Iknow it's not what you might want to hear, but I think that you need to take this time out that he's pushed on you, and really use it. Get some distance from him and try to find yourself a little bit again - like you said, he's got you in a grip where you feel like you are losing yourself, and that can't go on else you're in for a permanently depressing R. I think if he is really into you he will be scared of losing you and might start acting better toward you if you do this...and it'll be very good for you. Things don't sound healthy right now.

Posted

He's got you backed into a corner, where he holds the continuation of the relationship over your head until you back down, each and every time.

 

I would take this time and break his hold. Walk away before this becomes worse.

 

Good relationship dynamics are when two people want to make things work. It starts with how you fight together. It should be give and take, sometimes rolling over, other times getting your way. The balance should be happy compromise.

Posted

He might have no clue what-so-ever that you like him so much. Maybe he thinks you'll find/found someone you like more than him, ever consider that? I've given up on girls before when I thought they did not love and trust me, that just makes sense to me.

 

Do you two have a contest to see who can be the most stubborn? That would have to get real old real fast. Could he just be extremely lonely and maybe from a broken home? Maybe he is too stubborn to accept that you are stubborn, and thinks you are happy-go-lucky?

 

I took Stubborn Protocol 404 on-line, and learned only a few things. Firstly, if you are taken to the cleaners (or take yourself), you will remain there because you refuse to leave. Secondly, when you finally do leave the cleaners you should call the BBB if you find a rat in your jeans-shorts.

Posted
I feel distant, i feel like maybe he doesn't care anymore and maybe, possibly his love died out. I feel like it's only my fault, and i'm beating myself up for it. I feel such pain that it's spread through my whole body. Every part of me hurts. I can't sleep at night I constantly wake up. I want to fix this, but i'm so hurt and lost, can someone advise me of what to do?

 

This is exactly what he wants you to feel and where he wants you to be. In a scared little corner thinking you are solely to blame for all your problems. Let me remind you that every relationship problem that arises is 50/50 no one person is constantly to blame for the negative behaviors that ensue in a relationship.

 

Here's what you need to do, because he knows he has a hold on you and expects you to react in such a way that will include being so fearful of losing him that you will give in to his whims and do what it takes to keep him by your side you should call him on his bluff.
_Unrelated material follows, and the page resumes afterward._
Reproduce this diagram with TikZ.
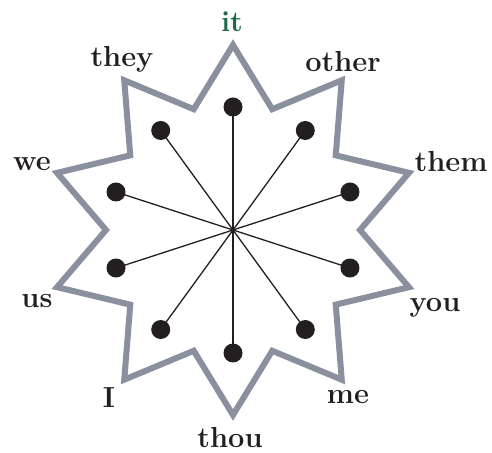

You should accept calmly that he wants time apart and offer him the exact same benefit of being apart.

 

Tell him: "you are right this is a good idea, it will help you to reflect on whether this is really how you want to conduct yourself in our relationship and it will give me a chance to see if I really want to continue in a relationship that holds no level of healthy communication. This will be a good opportunity for you and me to come up with productive ways for us to understand each other and learn to communicate better, this break will be good!" Do the complete unexpected! Walk away and do not contact him in any way and tell him not to contact you until he has a solid plan. You plant the seed to let him also reflect on what he is doing, if he comes back to you in a few week's time with "I want out for good" then you know he was looking for an excuse to break up. If you want out for good in a few weeks time then this time will be used to get your head on a more balanced plane.

 

Your guy has learned very quickly the art of manipulation and emotional abuse, time to squash that notion early on!

Posted

You probably hurt him just as bad as he hurt you. Maybe he decided to try and let someone else hurt him for a while before he decided come back to let you hurt him a little more. I'd keep hurting him, sounds like your getting pretty good at it.